Remarks of Eric H. Holder, Jr.

Deputy Attorney General

INS New Attorney Training Conference

Washington, D.C.

June 16, 1999

Good afternoon. I'm delighted to have this opportunity to address the newest members of the Immigration and Naturalization Service's legal team. I would like to begin by welcoming everyone to the Department of Justice family.

This class of new INS attorneys is pretty evenly divided between experienced lawyers and those who come directly from law school as part of the Department's program for honors graduates. (As I did), you could have chosen positions in private practice. But you decided to answer the call to public service, and work for INS. We are grateful for the choice you have made, and, in return, you will receive experience that cannot be duplicated anywhere else. You have played a significant role in the Service's litigation efforts from the moment you walked in the door. In addition, you have been, and will continue to be, entrusted with an extraordinarily high level of responsibility very early in your INS career.

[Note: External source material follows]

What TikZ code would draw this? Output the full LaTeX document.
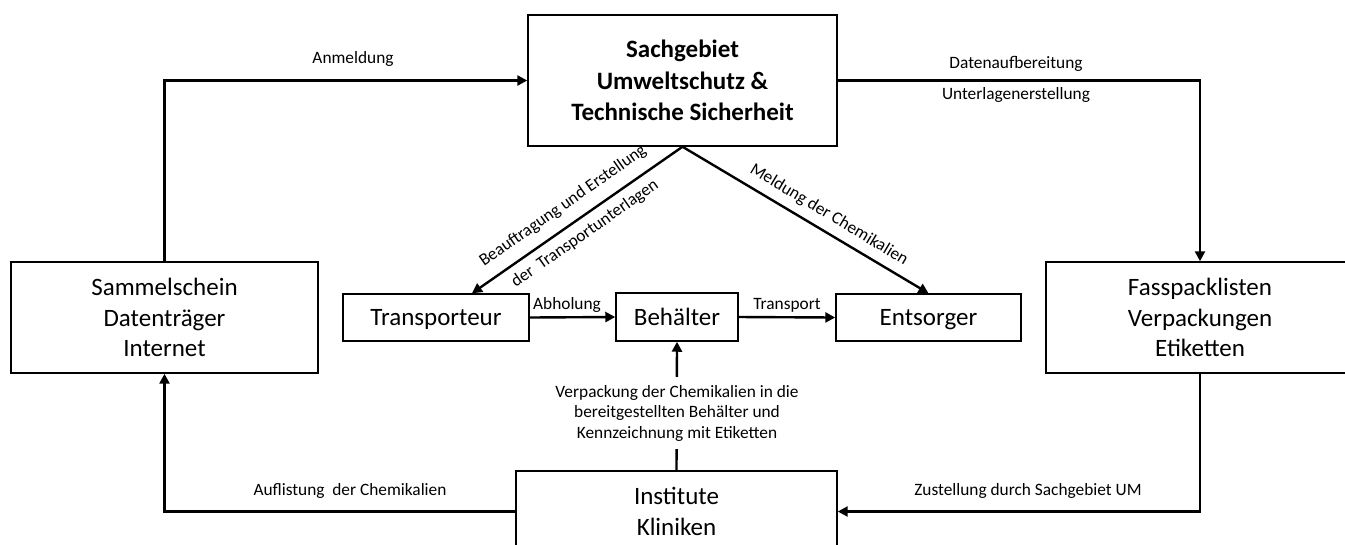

There will certainly be times in the months and years ahead when you will feel overwhelmed and underappreciated and ask, "What have I gotten myself into?" In fact, some of you may have been asking that question repeatedly since Tuesday morning. Representing the Department of Justice in administrative removal proceedings is an important, yet often difficult, task. It does, however, offer considerable rewards to those who measure the value of their work by the impact it has on the United States and its citizens.

You are in a powerful position because of INS' unique role as a gatekeeper. You will help determine who enters our nation, and, as you do this, you could be changing the legal landscape.

According to the great jurist Louis Brandeis, "Modification implies growth. It is the life of the law." You have probably already discovered that immigration law is an exciting and fast growing field. Since the 1980s, social, economic, and political changes at home and abroad have made immigration highly visible and extremely controversial. The strong public interest in immigration policy has radically transformed the law. Many familiar precepts have disappeared, and others have been significantly reshaped. In doing your jobs, you will be building new foundations on a daily basis.

You may find yourselves applying the employer sanctions provisions of the Immigration Reform and Control Act of 1986 ("IRCA"), or the modified grounds for exclusion sections of the Immigration Act of 1990 ("IMMACT 90"), or the new removal proceedings portions of the Illegal Immigration Reform and Immigrant Responsibility Act ("IIRIRA"). You may have to determine which parts of the Antiterrorism and Effective Death Penalty Act ("AEDPA") still apply, and which ones were overruled by IIRIRA. Keeping up with the changes in immigration law will constantly test your diligence and dedication. By passing this test, however, you will remain on the cutting edge of a rapidly-evolving field, and in a position to help shape its future.

Since October, we have petitioned the U.S. Supreme Court to grant certiorari in about a half-dozen cases that evolved out of actions taken by INS attorneys as part of their daily duties. So far, two of the cases, INS v. Aguirre-Aguirre and Reno v.American-Arab Anti-Discrimination Committee, have been argued and decided. The next immigration case that the Court rules on may arise from a proceeding in which you represented the United States.

Working as an attorney for INS offers you another opportunity that may be even more unique for lawyers than shaping the legal landscape -- the chance to administer justice. Much of your work involves people seeking some sort of relief from the requirements of the law, but your job is not to stand steadfast in opposition to these requests in all instances. We want you to explore all aspects of a claim and exercise your judgment in forming the Government's position. If someone has a valid claim for relief from removal or for some other benefit under the immigration laws, you should see that it is granted. Your job is, first and foremost, to do justice.

You will be able to take advantage of all the opportunities offered in your INS career and become a highly successful immigration attorney by following the lead of the late Charles Gordon, a former INS General Counsel and author of the seminal treatise on immigration law and procedure. Throughout his distinguished career, he never lost sight of the simple fact that behind every case there is a human being. Neither should you. The only thing I require of all of you is that you do Justice in each and every decision you'll make as a Department of Justice Attorney.

Thank you, and good luck to all of you in your careers with INS.